What Trump tax report could mean for his campaign

Hillary Clinton's campaign Saturday night seized on a New York Times report about Donald Trump's 1995 tax records, in which the Times showed he declared a $916 million loss that could have allowed him to legally skip paying federal income taxes for years.

The revelations threatened to put the controversy over Trump's refusal to follow recent precedent and release his tax returns at the center of the presidential campaign less than 40 days before the election, after a week in which the Republican nominee has struggled to bounce back from a debate in which most analysts and scientifically conducted polls scored Clinton as the winner.

His campaign vehemently pushed back on the Clinton campaign's effort to turn the report into an "October surprise" moment, saying Trump has a "fiduciary responsibility" as a businessman to pay no more tax than legally required. It also charged that the report proved that the Times and the "establishment media" are merely an arm of the Clinton campaign.

The report contains the first detailed tax documents about Trump's financial empire that have been publicly reported. It was immediately picked up by Clinton's campaign, which has sought to make Trump's refusal to release his tax returns a major issue of the campaign.

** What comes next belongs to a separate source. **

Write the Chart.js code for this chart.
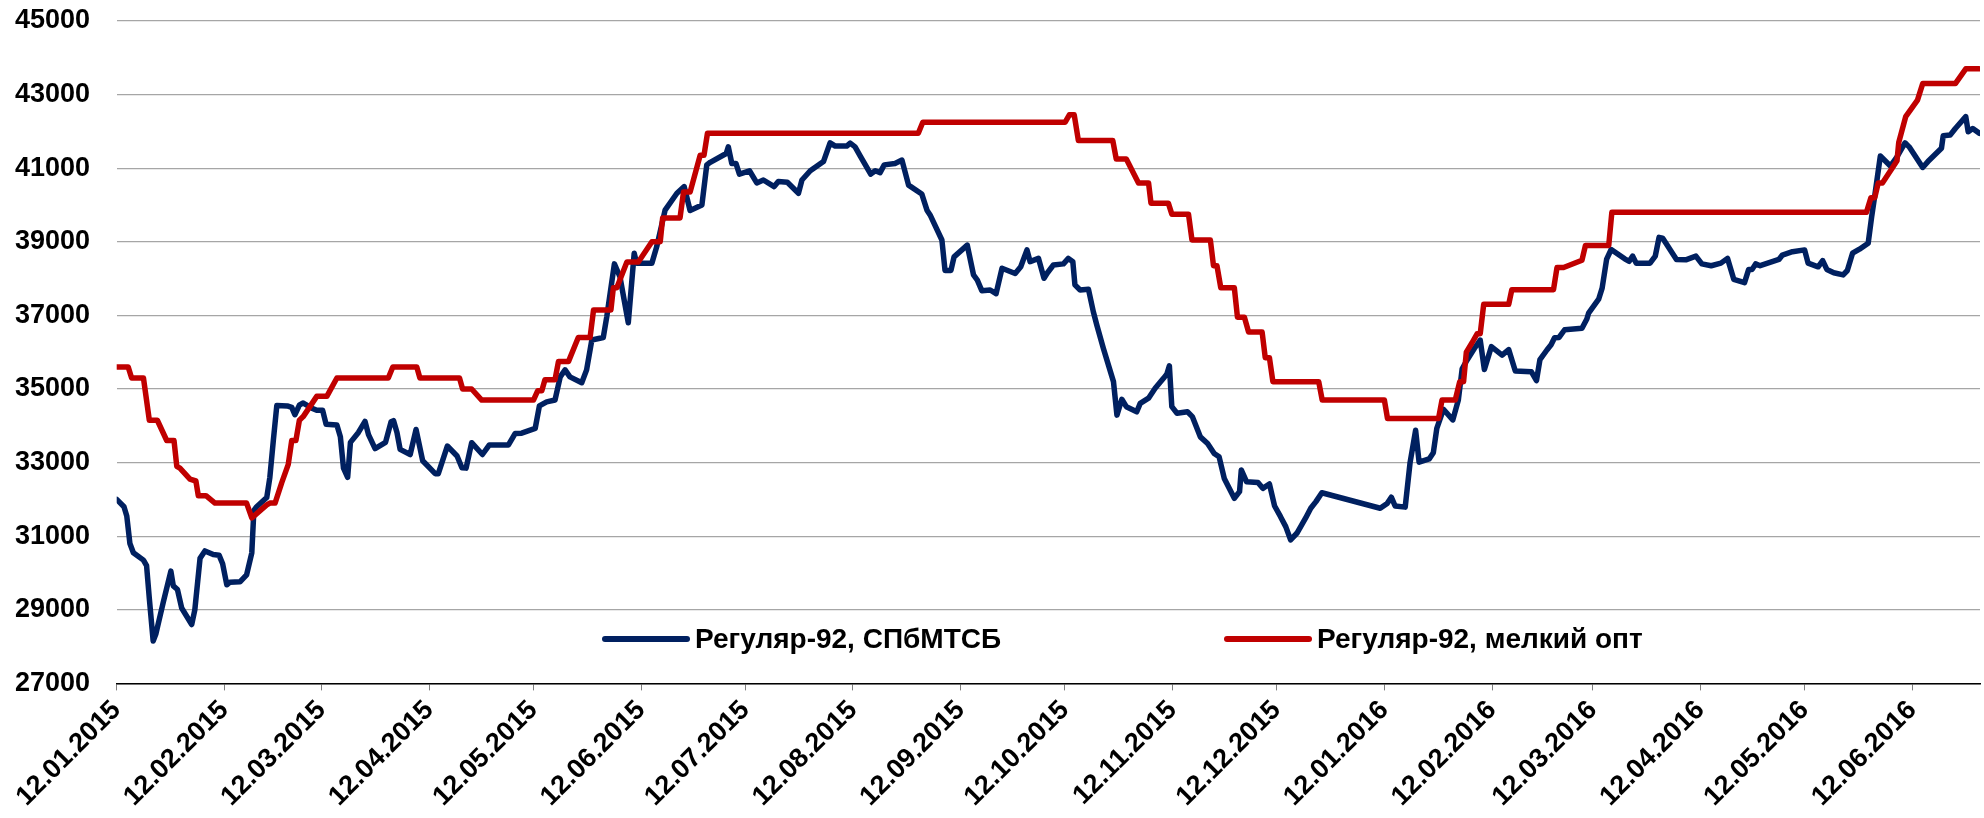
<!DOCTYPE html>
<html>
<head>
<meta charset="utf-8">
<script src="https://cdn.jsdelivr.net/npm/chart.js@4.4.1/dist/chart.umd.min.js"></script>
<style>
    html, body { margin: 0; padding: 0; background: #ffffff; }
    #wrap { width: 1984px; height: 818px; }
</style>
</head>
<body>
<div id="wrap"><canvas id="myChart" width="1984" height="818"></canvas></div>
<script>
// days are counted from 12.01.2015
var startDate = "12.01.2015";
var tickLabels = ["12.01.2015", "12.02.2015", "12.03.2015", "12.04.2015", "12.05.2015", "12.06.2015",
    "12.07.2015", "12.08.2015", "12.09.2015", "12.10.2015", "12.11.2015", "12.12.2015",
    "12.01.2016", "12.02.2016", "12.03.2016", "12.04.2016", "12.05.2016", "12.06.2016"];
var lastDay = 536.5;

var blueName = "Регуляр-92, СПбМТСБ";
var redName = "Регуляр-92, мелкий опт";

var blueDays = [0, 2.1, 2.9, 3.8, 4.8, 7.7, 8.6, 9.4, 10.5, 11.3,
    13.4, 15.6, 16.3, 17.5, 18.7, 21.6, 22.5, 24, 25.4, 27.8,
    29.5, 30.5, 31.7, 32.6, 35.5, 37.4, 38.9, 39.5, 40.3, 43.2,
    44.1, 45.1, 46.1, 49.1, 50.4, 51.3, 52.6, 53.6, 56.2, 57.6,
    59.3, 60.3, 63.4, 64.4, 65.3, 66.5, 67.3, 69.6, 71.5, 72.5,
    74.4, 77.4, 79, 79.7, 80.7, 81.6, 84.5, 86.2, 88.1, 91.7,
    92.6, 95.2, 98, 99.4, 100.6, 102.2, 105.3, 107.3, 112.8, 114.7,
    116.6, 120.5, 121.7, 123.8, 126.2, 127.7, 129.1, 130.5, 133.9, 135.3,
    136.8, 140.1, 141.1, 143.3, 144.9, 147.3, 149, 149.7, 154.1, 155.5,
    157.9, 161.3, 163.4, 165.1, 168.5, 169.9, 170.9, 175.5, 176.1, 177.1,
    178.3, 179.3, 182.2, 184.3, 186.2, 189.3, 190.5, 193.1, 196.3, 197.3,
    199.7, 203.5, 205.4, 206.9, 210.2, 211.2, 212.6, 214.1, 217.1, 218.4,
    219.8, 221, 224.1, 226.1, 228, 231.8, 233.3, 234.2, 237.6, 238.5,
    240.2, 241.1, 244.9, 246.7, 247.8, 249.1, 251.5, 253.2, 254.9, 258.7,
    260.3, 262.1, 263, 265.4, 267, 268, 269.7, 272.6, 274, 275.3,
    275.9, 277.4, 279.8, 281.2, 282.2, 284.1, 287, 288, 289.4, 290.7,
    293.7, 294.7, 297.1, 299, 301.4, 302.4, 303.1, 303.8, 305.3, 308.3,
    309.7, 312, 314.1, 316, 317.4, 318.9, 321.8, 323.3, 323.8, 325.3,
    328.6, 330, 331.9, 333.4, 335.1, 336.6, 338, 339.8, 342.3, 343.8,
    345.3, 347, 363.8, 365.8, 367, 368.1, 371, 372.4, 374, 375,
    377.9, 379.1, 380.1, 382, 384.7, 386.3, 387.4, 388.6, 390.9, 392.6,
    393.8, 395.8, 398.9, 400.8, 402.7, 407.3, 408.8, 409.8, 411.8, 413,
    414, 415.3, 416.9, 421.9, 423.3, 423.8, 426.7, 427.7, 429, 430.3,
    434.3, 435.5, 436.5, 437.5, 441.5, 443, 444.1, 445.1, 449.1, 451.8,
    454.7, 456.4, 459.1, 461.9, 463.8, 465.6, 468.7, 469.9, 470.9, 471.9,
    473.2, 478.6, 479.6, 482.5, 486, 487, 489.9, 491.2, 492.4, 494.4,
    497.1, 498.3, 499.8, 501.8, 504.3, 505.3, 506.3, 507.8, 510.7, 512.6,
    514.9, 516.1, 520, 521.5, 525.4, 525.9, 527.9, 529.4, 532.4, 533.1,
    534.4, 536.3];
var blueValues = [32000, 31800, 31550, 30800, 30550, 30350, 30200, 29300, 28150, 28350,
    29200, 30050, 29650, 29550, 29050, 28600, 29000, 30400, 30600, 30500,
    30480, 30250, 29680, 29750, 29760, 29950, 30550, 31700, 31800, 32050,
    32600, 33600, 34550, 34540, 34500, 34300, 34560, 34620, 34480, 34420,
    34420, 34040, 34020, 33700, 32850, 32600, 33550, 33820, 34120, 33760,
    33380, 33550, 34110, 34140, 33820, 33360, 33220, 33900, 33050, 32700,
    32700, 33450, 33180, 32860, 32850, 33540, 33220, 33480, 33480, 33790,
    33800, 33930, 34540, 34650, 34700, 35330, 35520, 35330, 35170, 35520,
    36330, 36400, 36960, 38400, 38050, 36800, 38690, 38420, 38420, 38870,
    39860, 40320, 40500, 39850, 40000, 41090, 41160, 41400, 41580, 41130,
    41130, 40840, 40930, 40600, 40680, 40500, 40640, 40620, 40320, 40680,
    40930, 41180, 41690, 41600, 41600, 41680, 41580, 41330, 40840, 40930,
    40880, 41090, 41130, 41220, 40540, 40300, 39860, 39730, 39050, 38220,
    38220, 38590, 38910, 38100, 37960, 37670, 37690, 37590, 38280, 38140,
    38320, 38780, 38460, 38550, 38010, 38160, 38370, 38400, 38550, 38460,
    37830, 37690, 37710, 37100, 36740, 36100, 35200, 34290, 34720, 34520,
    34380, 34610, 34750, 35020, 35290, 35410, 35630, 34520, 34340, 34380,
    34250, 33700, 33520, 33250, 33160, 32570, 32030, 32210, 32800, 32480,
    32460, 32300, 32420, 31820, 31530, 31260, 30900, 31080, 31490, 31760,
    31940, 32180, 31760, 31890, 32060, 31820, 31790, 33000, 33880, 33010,
    33100, 33270, 33930, 34450, 34160, 34700, 35550, 35750, 36100, 36330,
    35530, 36150, 35920, 36070, 35490, 35470, 35230, 35800, 36060, 36200,
    36390, 36400, 36610, 36650, 36900, 37060, 37440, 37740, 38530, 38790,
    38530, 38470, 38610, 38420, 38420, 38610, 39120, 39100, 38520, 38510,
    38610, 38400, 38350, 38420, 38550, 37980, 37890, 38250, 38250, 38400,
    38350, 38520, 38640, 38730, 38780, 38420, 38320, 38490, 38250, 38160,
    38100, 38220, 38690, 38800, 38960, 39680, 40320, 41330, 41060, 41310,
    41690, 41580, 41020, 41180, 41540, 41880, 41900, 42080, 42400, 41990,
    42080, 41950];

var redDays = [0, 3.3, 4.3, 7.7, 9.4, 11.7, 14.4, 16.5, 17.3, 18.2,
    21.1, 22.8, 23.5, 25.7, 28.3, 37.4, 38.9, 43.2, 44.1, 45.6,
    47.5, 49.4, 50.4, 51.6, 52.6, 53.7, 57.6, 60.5, 63.4, 78.2,
    79.5, 86.4, 87.3, 98.7, 99.6, 102.2, 105.1, 120, 121.2, 122.4,
    123.3, 126.2, 127.2, 130.1, 132.9, 136.3, 137.3, 142.3, 143, 144,
    146.9, 150.2, 154.1, 156.5, 157.2, 162.2, 163.2, 165.1, 168, 169.1,
    170.1, 230.8, 232.1, 273.1, 274.3, 275.7, 276.9, 286.8, 287.8, 290.7,
    294.2, 297.1, 297.8, 302.8, 303.8, 308.6, 309.6, 314.9, 315.8, 316.8,
    317.9, 321.8, 322.7, 324.7, 325.9, 329.8, 330.7, 331.9, 332.9, 346.1,
    347.1, 365, 365.9, 380.6, 381.6, 385.4, 386.7, 387.8, 388.6, 390.2,
    391.7, 392.6, 393.6, 400.8, 401.7, 413.7, 414.7, 416.6, 421.9, 422.9,
    429.6, 430.5, 503.8, 505.1, 506.2, 507.2, 508.4, 511.2, 512.6, 513.1,
    515.1, 518.5, 520, 529.4, 532.4, 536.3];
var redValues = [35600, 35600, 35300, 35300, 34150, 34150, 33600, 33600, 32900, 32850,
    32550, 32500, 32100, 32100, 31900, 31900, 31500, 31850, 31900, 31900,
    32450, 32950, 33600, 33600, 34150, 34250, 34800, 34800, 35300, 35300,
    35600, 35600, 35300, 35300, 35000, 35000, 34700, 34700, 34950, 34950,
    35250, 35250, 35750, 35750, 36400, 36400, 37150, 37150, 37750, 37750,
    38450, 38450, 39000, 39000, 39650, 39650, 40350, 40350, 41350, 41350,
    41950, 41950, 42250, 42250, 42450, 42450, 41750, 41750, 41250, 41250,
    40600, 40600, 40050, 40050, 39750, 39750, 39050, 39050, 38350, 38350,
    37750, 37750, 36950, 36950, 36550, 36550, 35850, 35850, 35200, 35200,
    34700, 34700, 34200, 34200, 34700, 34700, 35200, 35200, 36000, 36250,
    36500, 36500, 37300, 37300, 37700, 37700, 38300, 38300, 38500, 38900,
    38900, 39800, 39800, 40200, 40200, 40600, 40600, 41000, 41200, 41700,
    42400, 42850, 43300, 43300, 43700, 43700];

var blueColor = "#002060";
var redColor = "#c00000";
var fontFamily = '"Liberation Sans", Arial, sans-serif';

function dayOffset(label) {
    var p = label.split(".");
    var s = startDate.split(".");
    var t0 = Date.UTC(parseInt(s[2]), parseInt(s[1]) - 1, parseInt(s[0]));
    var t = Date.UTC(parseInt(p[2]), parseInt(p[1]) - 1, parseInt(p[0]));
    return (t - t0) / 86400000;
}

function toPoints(days, values) {
    var pts = [];
    for (var i = 0; i < days.length; i++) {
        pts.push({ x: days[i], y: values[i] });
    }
    return pts;
}

var tickDays = tickLabels.map(dayOffset);

// legend sits inside the plot, under the lines
var insideLegend = {
    id: 'insideLegend',
    afterDraw: function(chart) {
        var ctx = chart.ctx;
        var items = [
            { x: 605, text: blueName, color: blueColor },
            { x: 1227, text: redName, color: redColor }
        ];
        var y = 639;
        ctx.save();
        ctx.font = 'bold 28px ' + fontFamily;
        ctx.textBaseline = 'middle';
        ctx.textAlign = 'left';
        for (var i = 0; i < items.length; i++) {
            ctx.beginPath();
            ctx.strokeStyle = items[i].color;
            ctx.lineWidth = 6;
            ctx.lineCap = 'round';
            ctx.moveTo(items[i].x, y);
            ctx.lineTo(items[i].x + 82, y);
            ctx.stroke();
            ctx.fillStyle = '#000000';
            ctx.fillText(items[i].text, items[i].x + 90, y + 1);
        }
        ctx.restore();
    }
};

var ctx = document.getElementById('myChart').getContext('2d');
var myChart = new Chart(ctx, {
    type: 'line',
    data: {
        datasets: [{
                label: blueName,
                data: toPoints(blueDays, blueValues),
                borderColor: blueColor,
                borderWidth: 5.5,
                pointRadius: 0,
                tension: 0,
                borderJoinStyle: 'round',
                borderCapStyle: 'round',
                order: 1
            },
            {
                label: redName,
                data: toPoints(redDays, redValues),
                borderColor: redColor,
                borderWidth: 5.5,
                pointRadius: 0,
                tension: 0,
                borderJoinStyle: 'round',
                borderCapStyle: 'round',
                order: 0
            }
        ]
    },
    options: {
        responsive: false,
        animation: false,
        events: [],
        layout: {
            padding: { left: 15, right: 4, top: 21, bottom: 0 }
        },
        plugins: {
            legend: { display: false },
            tooltip: { enabled: false }
        },
        scales: {
            x: {
                type: 'linear',
                min: 0,
                max: lastDay,
                afterBuildTicks: function(scale) {
                    scale.ticks = tickDays.map(function(d) { return { value: d }; });
                },
                afterFit: function(scale) {
                    scale.height = 134.6;
                },
                ticks: {
                    autoSkip: false,
                    maxRotation: 45,
                    minRotation: 45,
                    padding: 4,
                    color: '#000000',
                    font: { family: fontFamily, size: 27, weight: 'bold' },
                    callback: function(value) {
                        var i = tickDays.indexOf(value);
                        return i >= 0 ? tickLabels[i] : '';
                    }
                },
                grid: {
                    drawOnChartArea: false,
                    drawTicks: true,
                    tickLength: 7,
                    color: '#7f7f7f'
                },
                border: { display: true, color: '#000000', width: 1.5 }
            },
            y: {
                min: 27000,
                max: 45000,
                afterFit: function(scale) {
                    scale.width = 101.7;
                },
                ticks: {
                    stepSize: 2000,
                    padding: 0,
                    crossAlign: 'far',
                    color: '#000000',
                    font: { family: fontFamily, size: 27, weight: 'bold' },
                    callback: function(value) {
                        return String(value);
                    }
                },
                grid: {
                    color: '#a6a6a6',
                    lineWidth: 1.3,
                    drawTicks: false
                },
                border: { display: false }
            }
        }
    },
    plugins: [insideLegend]
});
</script>
</body>
</html>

Calling it a "bombshell report," the Clinton campaign said the Times' article "reveals the colossal nature of Donald Trump's past business failures and just how long he may have avoided paying any federal income taxes whatsoever."

The Times' report shows Trump that year declared a $916 million loss and lists tax benefits he used after a turbulent financial period for him in the early 1990s. The paper, citing tax experts, said Trump could have used his loss to cancel out an equivalent amount of taxable income for nearly two decades.

The paper says it obtained the three pages of documents when they were mailed to a reporter last month. A postmark indicated the documents were mailed from New York City, and the return address claimed the envelope had been sent from Trump Tower.

The paper did not look at his federal return. It obtained one page of his New York State resident income tax return as well as the first page of New Jersey and Connecticut nonresident returns.

CNN has not independently verified the documents' authenticity.